TASK PROMPT
Each line from the start of the records below through the line that contains "import * as echarts from 'echarts';" should be printed exactly. Pictures are omitted.

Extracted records
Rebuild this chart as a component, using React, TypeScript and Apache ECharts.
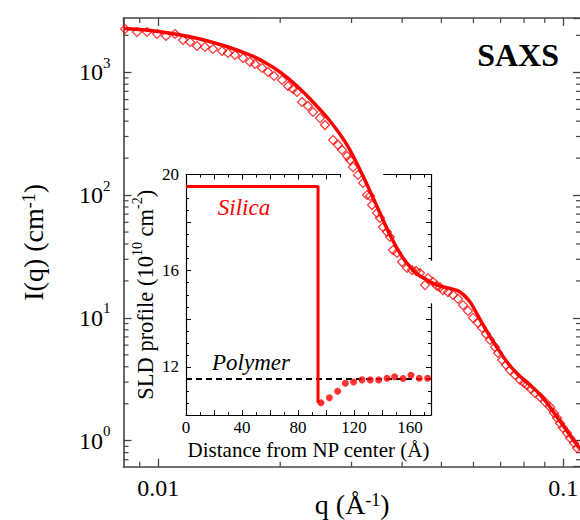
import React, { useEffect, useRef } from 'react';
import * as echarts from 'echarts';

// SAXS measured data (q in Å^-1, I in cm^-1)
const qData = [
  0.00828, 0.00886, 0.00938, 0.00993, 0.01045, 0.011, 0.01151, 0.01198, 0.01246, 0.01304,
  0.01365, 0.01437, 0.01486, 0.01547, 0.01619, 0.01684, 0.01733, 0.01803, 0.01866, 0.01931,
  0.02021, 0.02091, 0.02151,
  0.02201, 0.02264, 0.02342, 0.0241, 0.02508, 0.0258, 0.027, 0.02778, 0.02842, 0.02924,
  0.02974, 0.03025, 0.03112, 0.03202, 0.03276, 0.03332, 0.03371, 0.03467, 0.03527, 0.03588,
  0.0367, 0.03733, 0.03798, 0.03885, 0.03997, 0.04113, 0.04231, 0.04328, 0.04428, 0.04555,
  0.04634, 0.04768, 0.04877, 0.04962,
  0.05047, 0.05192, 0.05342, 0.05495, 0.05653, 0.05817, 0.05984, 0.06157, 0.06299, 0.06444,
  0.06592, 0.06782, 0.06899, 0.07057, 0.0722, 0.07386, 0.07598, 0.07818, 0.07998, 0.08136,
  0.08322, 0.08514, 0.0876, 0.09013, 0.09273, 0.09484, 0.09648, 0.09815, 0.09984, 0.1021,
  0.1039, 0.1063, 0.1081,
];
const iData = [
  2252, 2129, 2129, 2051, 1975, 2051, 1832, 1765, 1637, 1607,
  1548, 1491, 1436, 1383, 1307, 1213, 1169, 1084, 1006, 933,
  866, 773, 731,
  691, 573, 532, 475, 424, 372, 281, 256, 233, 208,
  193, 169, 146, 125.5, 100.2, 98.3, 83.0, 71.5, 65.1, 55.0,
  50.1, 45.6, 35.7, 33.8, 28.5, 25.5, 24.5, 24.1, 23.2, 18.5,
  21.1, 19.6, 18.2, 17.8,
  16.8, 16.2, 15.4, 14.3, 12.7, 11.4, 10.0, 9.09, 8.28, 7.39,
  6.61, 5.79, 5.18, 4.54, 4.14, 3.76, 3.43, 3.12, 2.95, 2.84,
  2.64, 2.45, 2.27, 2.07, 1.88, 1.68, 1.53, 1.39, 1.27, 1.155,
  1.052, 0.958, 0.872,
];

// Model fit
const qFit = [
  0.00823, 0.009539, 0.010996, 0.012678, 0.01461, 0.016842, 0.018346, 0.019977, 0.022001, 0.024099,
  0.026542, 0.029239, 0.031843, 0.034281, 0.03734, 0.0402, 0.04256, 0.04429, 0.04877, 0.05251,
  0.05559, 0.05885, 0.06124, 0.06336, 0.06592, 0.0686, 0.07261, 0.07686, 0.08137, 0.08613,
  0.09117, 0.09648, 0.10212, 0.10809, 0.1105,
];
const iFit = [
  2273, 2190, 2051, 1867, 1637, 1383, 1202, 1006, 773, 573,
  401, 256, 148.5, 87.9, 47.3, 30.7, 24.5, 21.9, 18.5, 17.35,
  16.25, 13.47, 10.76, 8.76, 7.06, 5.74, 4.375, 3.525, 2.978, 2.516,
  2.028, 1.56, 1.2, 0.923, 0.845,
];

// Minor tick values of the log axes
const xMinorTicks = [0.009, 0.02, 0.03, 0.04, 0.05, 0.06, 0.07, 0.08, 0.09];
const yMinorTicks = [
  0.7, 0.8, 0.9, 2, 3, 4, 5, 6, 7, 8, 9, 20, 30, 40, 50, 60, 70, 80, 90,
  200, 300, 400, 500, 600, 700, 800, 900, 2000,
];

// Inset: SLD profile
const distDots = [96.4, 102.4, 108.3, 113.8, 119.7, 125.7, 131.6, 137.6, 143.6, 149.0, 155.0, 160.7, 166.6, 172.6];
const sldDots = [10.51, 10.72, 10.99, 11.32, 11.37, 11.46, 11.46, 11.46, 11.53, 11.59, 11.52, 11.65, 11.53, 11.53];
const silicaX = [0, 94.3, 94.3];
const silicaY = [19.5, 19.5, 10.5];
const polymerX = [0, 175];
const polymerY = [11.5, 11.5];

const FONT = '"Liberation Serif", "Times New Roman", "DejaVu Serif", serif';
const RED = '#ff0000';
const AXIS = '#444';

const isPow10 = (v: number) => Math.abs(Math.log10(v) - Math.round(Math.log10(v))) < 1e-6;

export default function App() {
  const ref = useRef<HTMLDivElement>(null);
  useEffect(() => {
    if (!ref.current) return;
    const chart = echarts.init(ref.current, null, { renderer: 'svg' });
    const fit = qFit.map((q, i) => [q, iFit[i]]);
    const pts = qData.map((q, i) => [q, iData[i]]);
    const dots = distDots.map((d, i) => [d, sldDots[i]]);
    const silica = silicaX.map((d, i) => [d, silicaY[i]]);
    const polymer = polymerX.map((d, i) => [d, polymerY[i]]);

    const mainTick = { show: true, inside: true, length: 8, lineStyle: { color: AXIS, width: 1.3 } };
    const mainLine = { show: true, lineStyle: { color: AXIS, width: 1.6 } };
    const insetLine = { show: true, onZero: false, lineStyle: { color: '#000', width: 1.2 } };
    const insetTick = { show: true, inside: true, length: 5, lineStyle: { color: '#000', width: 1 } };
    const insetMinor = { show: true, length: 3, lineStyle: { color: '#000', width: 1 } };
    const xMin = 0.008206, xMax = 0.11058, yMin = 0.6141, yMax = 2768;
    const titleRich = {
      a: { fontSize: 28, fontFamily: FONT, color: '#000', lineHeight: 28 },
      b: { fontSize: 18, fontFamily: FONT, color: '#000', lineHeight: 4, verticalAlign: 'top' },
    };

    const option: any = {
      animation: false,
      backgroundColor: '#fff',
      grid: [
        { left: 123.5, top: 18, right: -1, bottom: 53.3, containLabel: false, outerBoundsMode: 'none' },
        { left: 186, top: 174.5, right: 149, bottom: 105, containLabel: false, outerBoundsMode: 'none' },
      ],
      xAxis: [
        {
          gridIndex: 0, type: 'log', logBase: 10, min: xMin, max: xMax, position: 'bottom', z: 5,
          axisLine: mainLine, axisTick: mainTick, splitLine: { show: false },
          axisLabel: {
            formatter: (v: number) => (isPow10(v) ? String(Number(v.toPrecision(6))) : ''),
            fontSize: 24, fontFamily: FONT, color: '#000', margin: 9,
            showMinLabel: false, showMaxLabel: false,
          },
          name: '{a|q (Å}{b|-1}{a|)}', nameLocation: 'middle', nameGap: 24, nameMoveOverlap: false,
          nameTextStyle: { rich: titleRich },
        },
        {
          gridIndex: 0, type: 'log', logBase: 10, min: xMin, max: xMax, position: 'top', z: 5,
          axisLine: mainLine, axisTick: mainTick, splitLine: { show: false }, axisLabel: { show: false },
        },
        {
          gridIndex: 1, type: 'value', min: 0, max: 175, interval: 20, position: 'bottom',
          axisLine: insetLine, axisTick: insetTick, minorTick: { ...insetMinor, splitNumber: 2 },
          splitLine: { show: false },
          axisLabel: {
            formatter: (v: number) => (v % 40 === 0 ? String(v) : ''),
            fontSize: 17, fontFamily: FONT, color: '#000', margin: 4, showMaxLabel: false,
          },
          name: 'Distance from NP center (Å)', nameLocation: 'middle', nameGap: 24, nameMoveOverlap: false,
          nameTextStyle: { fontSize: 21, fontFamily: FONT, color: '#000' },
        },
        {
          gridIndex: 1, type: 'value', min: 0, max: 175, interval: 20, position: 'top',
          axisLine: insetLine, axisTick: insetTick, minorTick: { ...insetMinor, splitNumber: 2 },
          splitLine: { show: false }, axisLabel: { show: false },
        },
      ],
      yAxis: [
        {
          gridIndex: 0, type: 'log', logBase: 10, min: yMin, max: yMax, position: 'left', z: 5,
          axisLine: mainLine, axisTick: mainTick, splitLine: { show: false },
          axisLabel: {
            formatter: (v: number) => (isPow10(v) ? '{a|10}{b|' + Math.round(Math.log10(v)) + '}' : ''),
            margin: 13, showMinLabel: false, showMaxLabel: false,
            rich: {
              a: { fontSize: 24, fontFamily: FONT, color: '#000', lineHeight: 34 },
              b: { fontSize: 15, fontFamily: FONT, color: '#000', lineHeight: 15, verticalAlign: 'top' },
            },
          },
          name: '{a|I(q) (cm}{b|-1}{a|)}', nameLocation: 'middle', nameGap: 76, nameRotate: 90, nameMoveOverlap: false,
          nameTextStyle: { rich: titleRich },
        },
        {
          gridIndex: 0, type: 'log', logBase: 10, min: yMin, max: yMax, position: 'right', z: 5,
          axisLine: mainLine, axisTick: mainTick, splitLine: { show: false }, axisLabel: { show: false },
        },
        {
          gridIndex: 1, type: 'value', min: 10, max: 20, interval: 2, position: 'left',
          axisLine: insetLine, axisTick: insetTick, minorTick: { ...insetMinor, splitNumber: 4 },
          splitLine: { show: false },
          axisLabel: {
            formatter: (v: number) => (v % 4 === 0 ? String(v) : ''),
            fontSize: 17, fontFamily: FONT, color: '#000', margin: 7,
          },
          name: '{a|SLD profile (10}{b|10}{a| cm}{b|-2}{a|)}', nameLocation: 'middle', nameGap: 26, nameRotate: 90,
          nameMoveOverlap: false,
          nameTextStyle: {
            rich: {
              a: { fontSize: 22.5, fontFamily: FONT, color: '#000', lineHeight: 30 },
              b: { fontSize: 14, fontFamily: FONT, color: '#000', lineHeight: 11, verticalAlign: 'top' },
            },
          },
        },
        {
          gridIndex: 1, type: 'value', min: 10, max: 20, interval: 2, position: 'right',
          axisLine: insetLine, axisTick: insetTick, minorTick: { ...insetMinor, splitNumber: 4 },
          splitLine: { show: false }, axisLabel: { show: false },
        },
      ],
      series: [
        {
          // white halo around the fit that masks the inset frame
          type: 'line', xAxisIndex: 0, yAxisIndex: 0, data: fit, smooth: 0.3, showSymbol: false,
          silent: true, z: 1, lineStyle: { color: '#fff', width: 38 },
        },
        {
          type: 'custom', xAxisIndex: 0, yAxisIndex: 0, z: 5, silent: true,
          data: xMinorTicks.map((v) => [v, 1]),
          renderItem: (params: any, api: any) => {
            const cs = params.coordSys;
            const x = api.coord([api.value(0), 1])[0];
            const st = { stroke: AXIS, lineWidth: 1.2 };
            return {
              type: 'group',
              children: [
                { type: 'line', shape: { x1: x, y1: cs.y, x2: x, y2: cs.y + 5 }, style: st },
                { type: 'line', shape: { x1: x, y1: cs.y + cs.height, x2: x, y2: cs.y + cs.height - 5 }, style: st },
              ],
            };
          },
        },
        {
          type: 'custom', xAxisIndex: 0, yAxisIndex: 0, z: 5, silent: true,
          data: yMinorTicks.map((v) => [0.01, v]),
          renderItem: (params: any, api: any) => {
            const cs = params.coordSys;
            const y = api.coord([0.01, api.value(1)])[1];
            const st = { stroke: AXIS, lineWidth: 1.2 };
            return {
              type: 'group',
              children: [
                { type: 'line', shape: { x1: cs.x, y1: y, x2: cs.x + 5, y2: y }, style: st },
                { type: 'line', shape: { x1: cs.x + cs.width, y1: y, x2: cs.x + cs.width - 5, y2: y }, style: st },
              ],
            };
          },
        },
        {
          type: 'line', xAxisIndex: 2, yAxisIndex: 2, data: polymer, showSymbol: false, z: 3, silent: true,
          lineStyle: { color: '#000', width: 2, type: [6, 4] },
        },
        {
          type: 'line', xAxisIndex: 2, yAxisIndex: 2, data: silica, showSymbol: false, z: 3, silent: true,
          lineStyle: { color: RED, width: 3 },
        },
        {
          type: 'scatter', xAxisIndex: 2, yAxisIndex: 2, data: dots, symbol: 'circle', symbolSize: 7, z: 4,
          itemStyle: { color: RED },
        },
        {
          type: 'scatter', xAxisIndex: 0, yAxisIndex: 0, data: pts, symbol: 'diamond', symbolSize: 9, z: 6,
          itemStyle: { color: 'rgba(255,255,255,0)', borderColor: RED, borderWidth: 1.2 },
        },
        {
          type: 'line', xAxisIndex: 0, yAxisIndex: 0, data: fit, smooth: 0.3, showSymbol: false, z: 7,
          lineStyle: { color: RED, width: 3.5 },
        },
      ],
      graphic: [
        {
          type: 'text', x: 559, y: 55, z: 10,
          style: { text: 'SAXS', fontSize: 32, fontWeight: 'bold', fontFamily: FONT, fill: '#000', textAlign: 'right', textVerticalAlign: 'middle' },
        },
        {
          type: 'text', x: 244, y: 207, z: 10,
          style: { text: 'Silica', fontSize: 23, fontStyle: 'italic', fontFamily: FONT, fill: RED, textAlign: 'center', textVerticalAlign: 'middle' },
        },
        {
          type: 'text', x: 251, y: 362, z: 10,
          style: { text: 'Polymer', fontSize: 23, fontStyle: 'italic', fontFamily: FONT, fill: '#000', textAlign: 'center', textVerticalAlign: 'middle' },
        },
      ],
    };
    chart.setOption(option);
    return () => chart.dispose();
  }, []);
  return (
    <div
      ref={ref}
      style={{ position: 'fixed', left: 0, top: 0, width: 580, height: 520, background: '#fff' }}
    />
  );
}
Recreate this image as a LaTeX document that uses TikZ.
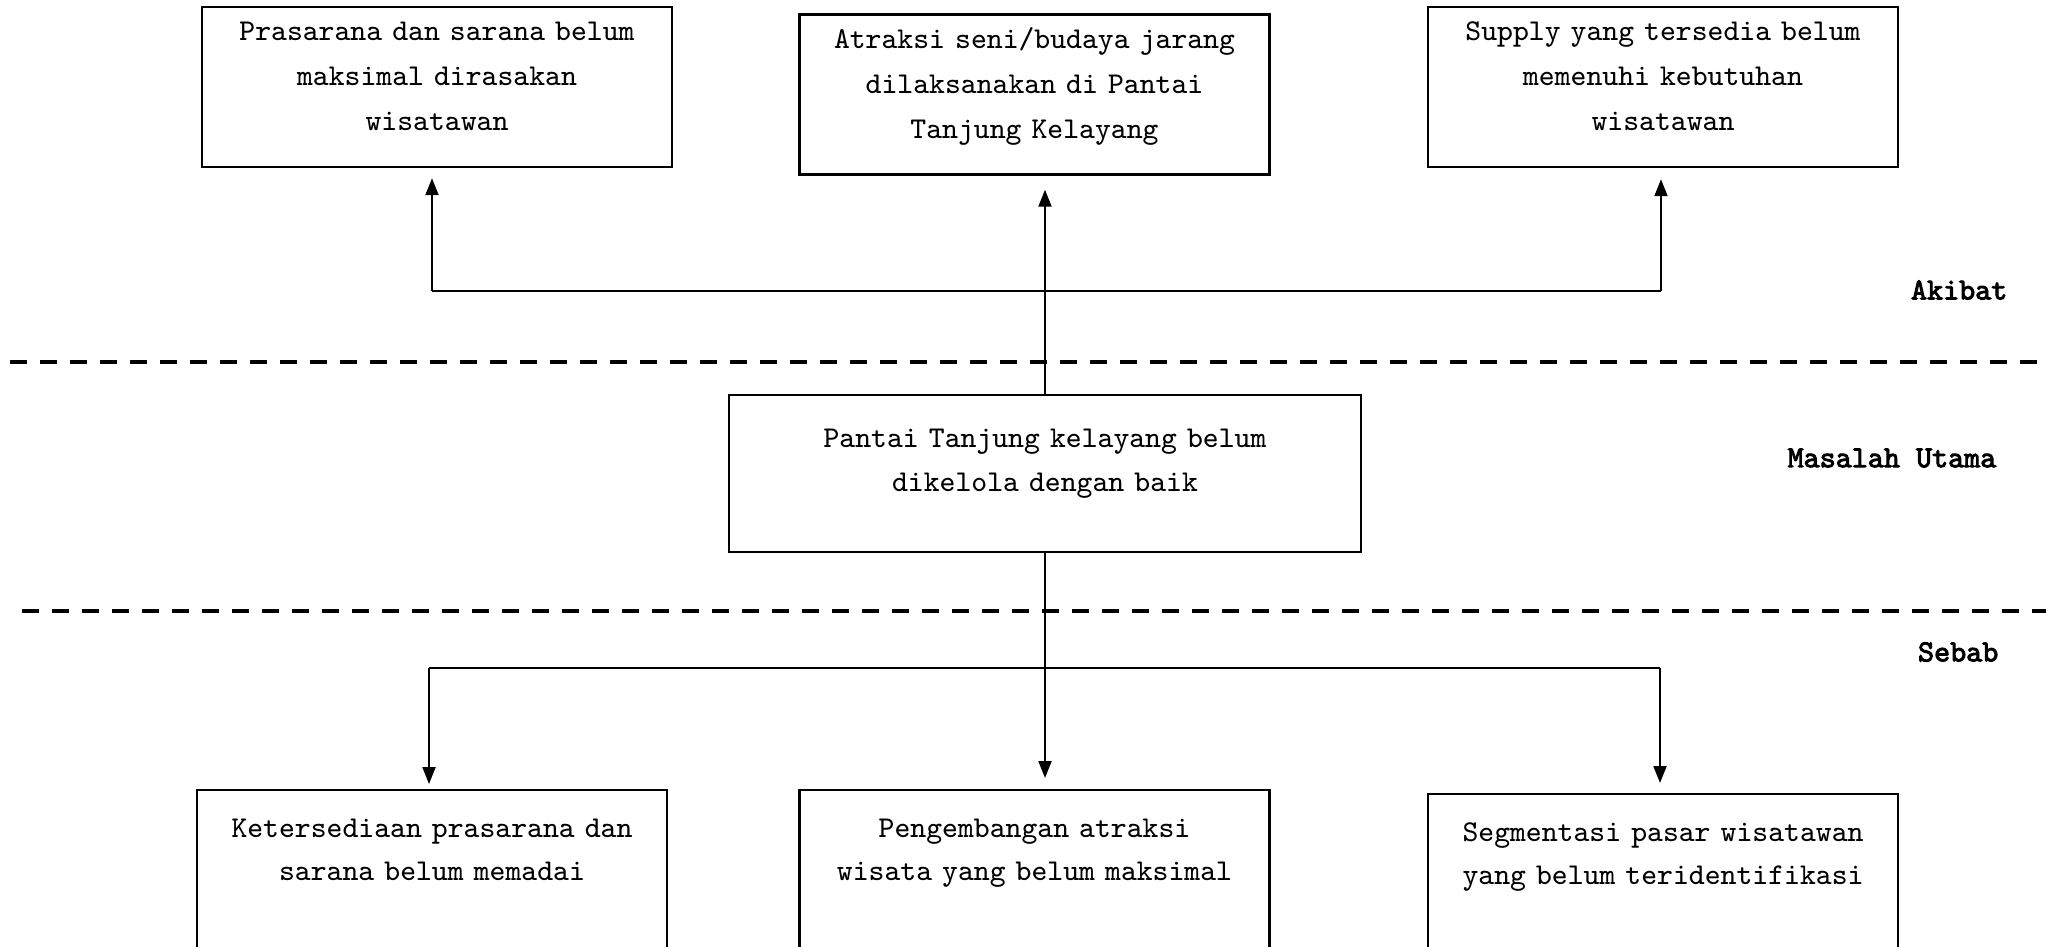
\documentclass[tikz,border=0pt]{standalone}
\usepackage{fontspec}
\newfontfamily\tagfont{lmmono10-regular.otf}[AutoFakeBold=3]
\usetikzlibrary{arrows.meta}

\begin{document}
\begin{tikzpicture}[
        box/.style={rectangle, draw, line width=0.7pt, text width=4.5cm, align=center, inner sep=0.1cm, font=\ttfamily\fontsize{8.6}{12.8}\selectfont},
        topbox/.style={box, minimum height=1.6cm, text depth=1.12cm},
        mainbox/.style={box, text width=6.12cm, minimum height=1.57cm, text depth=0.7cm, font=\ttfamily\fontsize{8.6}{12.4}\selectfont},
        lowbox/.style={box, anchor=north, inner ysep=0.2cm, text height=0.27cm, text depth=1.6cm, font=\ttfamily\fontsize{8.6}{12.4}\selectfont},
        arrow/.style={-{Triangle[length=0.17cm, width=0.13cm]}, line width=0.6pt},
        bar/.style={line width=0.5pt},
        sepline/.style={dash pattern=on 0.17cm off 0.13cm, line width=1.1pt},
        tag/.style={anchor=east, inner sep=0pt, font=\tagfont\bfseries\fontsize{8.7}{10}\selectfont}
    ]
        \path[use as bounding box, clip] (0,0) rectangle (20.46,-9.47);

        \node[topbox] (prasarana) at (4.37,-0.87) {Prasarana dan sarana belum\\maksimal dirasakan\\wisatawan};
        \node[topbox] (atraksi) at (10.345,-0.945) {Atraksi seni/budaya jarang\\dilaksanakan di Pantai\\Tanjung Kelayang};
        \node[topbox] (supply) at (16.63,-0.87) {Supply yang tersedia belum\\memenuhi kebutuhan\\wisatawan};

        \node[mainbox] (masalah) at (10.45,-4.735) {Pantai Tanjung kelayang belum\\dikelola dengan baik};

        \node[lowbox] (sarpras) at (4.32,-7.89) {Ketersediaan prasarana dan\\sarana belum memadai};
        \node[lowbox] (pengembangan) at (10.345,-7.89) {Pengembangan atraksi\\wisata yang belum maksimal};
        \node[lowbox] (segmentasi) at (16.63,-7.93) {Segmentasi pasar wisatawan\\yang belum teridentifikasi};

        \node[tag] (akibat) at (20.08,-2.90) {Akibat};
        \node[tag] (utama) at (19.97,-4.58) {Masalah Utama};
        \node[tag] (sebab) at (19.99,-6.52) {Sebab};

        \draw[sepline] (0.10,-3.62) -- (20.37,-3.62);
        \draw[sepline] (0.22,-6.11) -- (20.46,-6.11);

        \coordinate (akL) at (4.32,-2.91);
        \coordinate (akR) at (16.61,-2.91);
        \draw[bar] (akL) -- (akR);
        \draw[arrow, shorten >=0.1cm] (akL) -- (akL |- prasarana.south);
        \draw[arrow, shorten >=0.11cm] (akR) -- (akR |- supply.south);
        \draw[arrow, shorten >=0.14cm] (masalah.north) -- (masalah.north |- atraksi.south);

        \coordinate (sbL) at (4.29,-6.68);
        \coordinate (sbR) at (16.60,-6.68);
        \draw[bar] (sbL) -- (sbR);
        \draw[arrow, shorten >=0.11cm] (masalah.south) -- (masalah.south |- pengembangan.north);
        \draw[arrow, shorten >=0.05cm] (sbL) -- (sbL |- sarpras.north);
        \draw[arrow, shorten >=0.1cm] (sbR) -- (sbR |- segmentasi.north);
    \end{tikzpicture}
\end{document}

RESPONSE
Rebuild this chart as a component, using React, TypeScript and Apache ECharts.
import React, { useEffect, useRef } from 'react';
import * as echarts from 'echarts';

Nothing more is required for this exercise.